Required work:
Starting at the first line of the listing below, repeat each line exactly until the line containing "const hardshipTotals = [1.0, 1.0, 1.4, 1.6, 1.8, 2.0, 2.0];", which you include. Leave out pictures.

------------------------

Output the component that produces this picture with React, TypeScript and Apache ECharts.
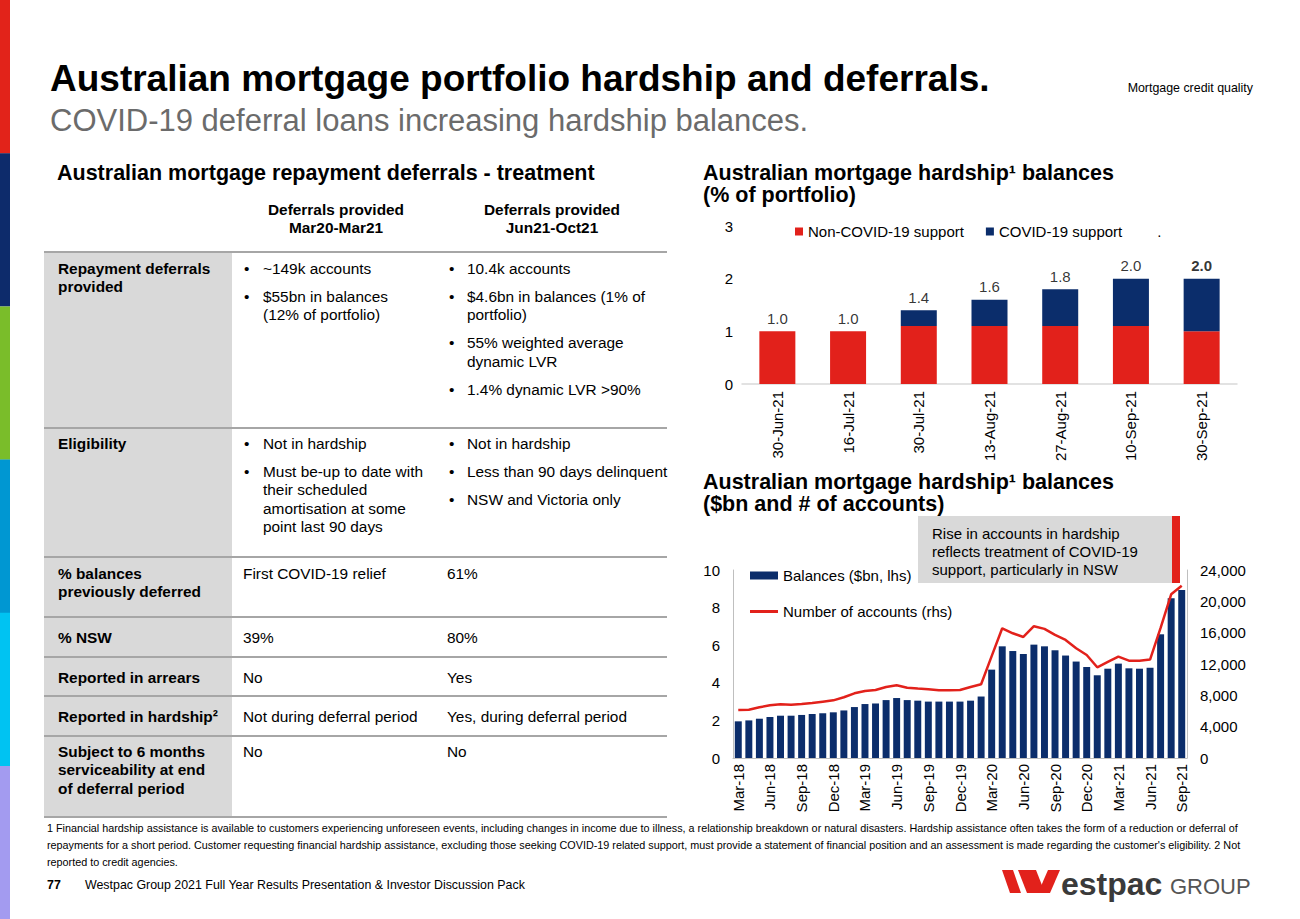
import React, { useEffect, useRef } from 'react';
import * as echarts from 'echarts';

const FONT = '"Liberation Sans", Arial, Helvetica, sans-serif';
const RED = '#e2211b';
const NAVY = '#0b2d6b';

// ---- Top-right chart data (% of portfolio) ----
const topCategories = ['30-Jun-21', '16-Jul-21', '30-Jul-21', '13-Aug-21', '27-Aug-21', '10-Sep-21', '30-Sep-21'];
const nonCovidSupport = [1.0, 1.0, 1.1, 1.1, 1.1, 1.1, 1.0];
const covidSupport = [0, 0, 0.3, 0.5, 0.7, 0.9, 1.0];
const hardshipTotals = [1.0, 1.0, 1.4, 1.6, 1.8, 2.0, 2.0];

// ---- Bottom-right chart data ($bn and # of accounts) ----
const monthLabels = [
  'Mar-18', 'Apr-18', 'May-18', 'Jun-18', 'Jul-18', 'Aug-18', 'Sep-18', 'Oct-18', 'Nov-18', 'Dec-18',
  'Jan-19', 'Feb-19', 'Mar-19', 'Apr-19', 'May-19', 'Jun-19', 'Jul-19', 'Aug-19', 'Sep-19', 'Oct-19', 'Nov-19', 'Dec-19',
  'Jan-20', 'Feb-20', 'Mar-20', 'Apr-20', 'May-20', 'Jun-20', 'Jul-20', 'Aug-20', 'Sep-20', 'Oct-20', 'Nov-20', 'Dec-20',
  'Jan-21', 'Feb-21', 'Mar-21', 'Apr-21', 'May-21', 'Jun-21', 'Jul-21', 'Aug-21', 'Sep-21',
];
const balancesBn = [
  1.95, 2.0, 2.09, 2.18, 2.25, 2.25, 2.29, 2.34, 2.38, 2.43,
  2.53, 2.71, 2.87, 2.9, 3.08, 3.19, 3.08, 3.05, 3.0, 3.0, 3.0, 3.0,
  3.05, 3.27, 4.7, 5.94, 5.69, 5.53, 6.03, 5.94, 5.73, 5.45, 5.13, 4.84,
  4.4, 4.75, 5.02, 4.77, 4.75, 4.8, 6.58, 8.5, 8.93,
];
const accountsCount = [
  6130, 6170, 6470, 6730, 6860, 6810, 6900, 7020, 7190, 7360,
  7750, 8260, 8560, 8680, 9070, 9280, 8980, 8860, 8770, 8640, 8640, 8680,
  9070, 9410, 13000, 16560, 15920, 15450, 16820, 16480, 15710, 15070, 14010, 13150,
  11580, 12260, 12940, 12430, 12430, 12560, 16600, 20900, 22000,
];

// ---- Table text ----
const colHeaders = [
  ['Deferrals provided', 'Mar20-Mar21'],
  ['Deferrals provided', 'Jun21-Oct21'],
];
const rowLabels = [
  ['Repayment deferrals', 'provided'],
  ['Eligibility'],
  ['% balances', 'previously deferred'],
  ['% NSW'],
  ['Reported in arrears'],
  ['Reported in hardship²'],
  ['Subject to 6 months', 'serviceability at end', 'of deferral period'],
];
const col1Cells: any[] = [
  { bullets: [['~149k accounts'], ['$55bn in balances', '(12% of portfolio)']] },
  { bullets: [['Not in hardship'], ['Must be-up to date with', 'their scheduled', 'amortisation at some', 'point last 90 days']] },
  { plain: 'First COVID-19 relief' },
  { plain: '39%' },
  { plain: 'No' },
  { plain: 'Not during deferral period' },
  { plain: 'No' },
];
const col2Cells: any[] = [
  { bullets: [['10.4k accounts'], ['$4.6bn in balances (1% of', 'portfolio)'], ['55% weighted average', 'dynamic LVR'], ['1.4% dynamic LVR >90%']] },
  { bullets: [['Not in hardship'], ['Less than 90 days delinquent'], ['NSW and Victoria only']] },
  { plain: '61%' },
  { plain: '80%' },
  { plain: 'Yes' },
  { plain: 'Yes, during deferral period' },
  { plain: 'No' },
];
const footnoteLines = [
  '1 Financial hardship assistance is available to customers experiencing unforeseen events, including changes in income due to illness, a relationship breakdown or natural disasters. Hardship assistance often takes the form of a reduction or deferral of',
  "repayments for a short period. Customer requesting financial hardship assistance, excluding those seeking COVID-19 related support, must provide a statement of financial position and an assessment is made regarding the customer's eligibility. 2 Not",
  'reported to credit agencies.',
];
const annotationLines = ['Rise in accounts in hardship', 'reflects treatment of COVID-19', 'support, particularly in NSW'];
const sideBarColors = ['#e2231a', '#0d2b6b', '#7abd2a', '#0097d2', '#00c3f2', '#a39bf0'];

function buildGraphics() {
  const els: any[] = [];
  // y = centre of the first line; lines stacked with lineHeight lh
  const txt = (x: number, y: number, lines: string | string[], size: number, o: any = {}) => {
    const arr = Array.isArray(lines) ? lines : [lines];
    const lh = o.lh || Math.round(size * 1.2);
    els.push({
      type: 'text', x, y: y - lh / 2, silent: true, z: 10,
      style: {
        text: arr.join('\n'), fontSize: size, fontFamily: FONT, fontWeight: o.bold ? 'bold' : 'normal',
        fill: o.color || '#000', lineHeight: lh,
        textAlign: o.align || 'left', align: o.align || 'left',
        textVerticalAlign: 'top', verticalAlign: 'top',
      },
    });
  };
  const rect = (x: number, y: number, w: number, h: number, fill: string, z = 1) => {
    els.push({ type: 'rect', x, y, shape: { x: 0, y: 0, width: w, height: h }, style: { fill }, silent: true, z });
  };

  // side colour bar
  sideBarColors.forEach((c, i) => rect(0, i * 153.2, 10, 153.4, c));

  // titles
  txt(50, 78, 'Australian mortgage portfolio hardship and deferrals.', 37, { bold: true });
  txt(50, 120, 'COVID-19 deferral loans increasing hardship balances.', 31, { color: '#6b6b6b' });
  txt(1253, 88, 'Mortgage credit quality', 12.4, { align: 'right' });

  // section titles
  txt(57, 173, 'Australian mortgage repayment deferrals - treatment', 21.5, { bold: true });
  txt(703, 173, ['Australian mortgage hardship¹ balances', '(% of portfolio)'], 21.5, { bold: true, lh: 22 });
  txt(703, 482, ['Australian mortgage hardship¹ balances', '($bn and # of accounts)'], 21.5, { bold: true, lh: 22 });

  // table
  const FS = 15.4;
  const LH = 18.5;
  rect(44, 253, 188, 565, '#d9d9d9');
  [252, 428, 557, 617, 657, 696, 736, 817].forEach((y) => rect(44, y - 1, 623, 2, '#a6a6a6', 2));
  const headerX = [336, 552];
  colHeaders.forEach((lines, i) => txt(headerX[i], 209, lines, FS, { bold: true, align: 'center', lh: 18 }));
  const rowFirstY = [268, 443, 573, 637, 677, 716, 751];
  rowLabels.forEach((lines, r) => txt(58, rowFirstY[r], lines, FS, { bold: true, lh: LH }));
  const drawCell = (cell: any, y0: number, bx: number, tx: number, px: number) => {
    if (cell.plain) { txt(px, y0, cell.plain, FS, { lh: LH }); return; }
    let y = y0;
    cell.bullets.forEach((para: string[]) => {
      txt(bx, y, '•', FS, { lh: LH });
      txt(tx, y, para, FS, { lh: LH });
      y += (para.length - 1) * LH + 28;
    });
  };
  col1Cells.forEach((c, r) => drawCell(c, rowFirstY[r], 244, 263, 243));
  col2Cells.forEach((c, r) => drawCell(c, rowFirstY[r], 449, 467, 447));

  // annotation box
  rect(918, 516, 254, 67, '#d9d9d9', 3);
  rect(1172, 516, 8, 67, RED, 3);
  txt(932, 533, annotationLines, 15, { lh: 18 });

  // footnotes & footer
  txt(47, 828, footnoteLines, 10.8, { lh: 17 });
  txt(47, 885, '77', 12.4, { bold: true });
  txt(85, 885, 'Westpac Group 2021 Full Year Results Presentation & Investor Discussion Pack', 12.4);

  // logo
  const poly = (pts: number[][]) => els.push({ type: 'polygon', shape: { points: pts }, style: { fill: RED }, silent: true });
  poly([[1002, 870], [1013, 870], [1021, 893], [1010, 893]]);
  poly([[1018, 870], [1036, 870], [1045, 893], [1027, 893]]);
  poly([[1048, 870], [1060, 870], [1050, 893], [1038, 893]]);
  txt(1061, 884, 'estpac', 32, { bold: true, color: '#3a3a3a' });
  txt(1170, 886, 'GROUP', 22, { color: '#555555' });
  return els;
}

export default function App() {
  const ref = useRef<HTMLDivElement>(null);
  useEffect(() => {
    document.body.style.margin = '0';
    if (!ref.current) return;
    const chart = echarts.init(ref.current, undefined, { renderer: 'svg' });
    const axisText = { fontSize: 15, color: '#000', fontFamily: FONT };
    const option: any = {
      animation: false,
      backgroundColor: '#fff',
      textStyle: { fontFamily: FONT },
      grid: [
        { left: 742, top: 226, width: 495, height: 158 },
        { left: 733, top: 570, width: 454, height: 188 },
      ],
      xAxis: [
        {
          type: 'category', gridIndex: 0, data: topCategories,
          axisLine: { lineStyle: { color: '#d9d9d9', width: 1.5 } }, axisTick: { show: false },
          axisLabel: { ...axisText, rotate: 90, margin: 7, interval: 0 },
        },
        {
          type: 'category', gridIndex: 1, data: monthLabels,
          axisLine: { lineStyle: { color: '#bfbfbf' } }, axisTick: { show: false },
          axisLabel: { ...axisText, rotate: 90, margin: 6, interval: 2 },
        },
      ],
      yAxis: [
        {
          type: 'value', gridIndex: 0, min: 0, max: 3, interval: 1, splitLine: { show: false },
          axisLine: { show: false }, axisTick: { show: false }, axisLabel: { ...axisText, margin: 9 },
        },
        {
          type: 'value', gridIndex: 1, position: 'left', min: 0, max: 10, interval: 2, splitLine: { show: false },
          axisLine: { show: true, lineStyle: { color: '#bfbfbf' } }, axisTick: { show: false },
          axisLabel: { ...axisText, margin: 13 },
        },
        {
          type: 'value', gridIndex: 1, position: 'right', min: 0, max: 24000, interval: 4000, splitLine: { show: false },
          axisLine: { show: true, lineStyle: { color: '#bfbfbf' } }, axisTick: { show: false },
          axisLabel: { ...axisText, margin: 13, formatter: (v: number) => v.toLocaleString('en-US') },
        },
      ],
      legend: [
        {
          left: 790, top: 219, itemWidth: 8, itemHeight: 8, itemGap: 22, icon: 'rect',
          textStyle: { fontSize: 15, color: '#000', fontFamily: FONT },
          data: [{ name: 'Non-COVID-19 support' }, { name: 'COVID-19 support' }, { name: '.', icon: 'none' }],
        },
        {
          left: 745, top: 563, itemWidth: 28, itemHeight: 8, icon: 'rect',
          textStyle: { fontSize: 15, color: '#000', fontFamily: FONT },
          data: ['Balances ($bn, lhs)'],
        },
        {
          left: 745, top: 599, itemWidth: 28, itemHeight: 3, icon: 'rect',
          textStyle: { fontSize: 15, color: '#000', fontFamily: FONT },
          data: ['Number of accounts (rhs)'],
        },
      ],
      series: [
        {
          name: 'Non-COVID-19 support', type: 'bar', stack: 'hs', xAxisIndex: 0, yAxisIndex: 0,
          data: nonCovidSupport, barWidth: 36, itemStyle: { color: RED },
        },
        {
          name: 'COVID-19 support', type: 'bar', stack: 'hs', xAxisIndex: 0, yAxisIndex: 0,
          data: covidSupport, barWidth: 36, itemStyle: { color: NAVY },
        },
        {
          name: '.', type: 'scatter', xAxisIndex: 0, yAxisIndex: 0, symbolSize: 1,
          itemStyle: { color: 'rgba(0,0,0,0)' },
          data: hardshipTotals.map((v, i) => (i === hardshipTotals.length - 1 ? { value: v, label: { fontWeight: 'bold' } } : v)),
          label: {
            show: true, position: 'top', distance: 5, fontSize: 15, color: '#000', fontFamily: FONT,
            formatter: (p: any) => Number(p.value).toFixed(1),
          },
        },
        {
          name: 'Balances ($bn, lhs)', type: 'bar', xAxisIndex: 1, yAxisIndex: 1,
          data: balancesBn, barWidth: '66%', itemStyle: { color: NAVY },
        },
        {
          name: 'Number of accounts (rhs)', type: 'line', xAxisIndex: 1, yAxisIndex: 2,
          data: accountsCount, symbol: 'none', lineStyle: { color: RED, width: 2.5 }, itemStyle: { color: RED },
        },
      ],
      graphic: { elements: buildGraphics() },
    };
    chart.setOption(option);
    return () => chart.dispose();
  }, []);
  return <div ref={ref} style={{ width: 1300, height: 919, background: '#fff' }} />;
}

------------------------

Full response:
Output the component that produces this picture with React, TypeScript and Apache ECharts.
import React, { useEffect, useRef } from 'react';
import * as echarts from 'echarts';

const FONT = '"Liberation Sans", Arial, Helvetica, sans-serif';
const RED = '#e2211b';
const NAVY = '#0b2d6b';

// ---- Top-right chart data (% of portfolio) ----
const topCategories = ['30-Jun-21', '16-Jul-21', '30-Jul-21', '13-Aug-21', '27-Aug-21', '10-Sep-21', '30-Sep-21'];
const nonCovidSupport = [1.0, 1.0, 1.1, 1.1, 1.1, 1.1, 1.0];
const covidSupport = [0, 0, 0.3, 0.5, 0.7, 0.9, 1.0];
const hardshipTotals = [1.0, 1.0, 1.4, 1.6, 1.8, 2.0, 2.0];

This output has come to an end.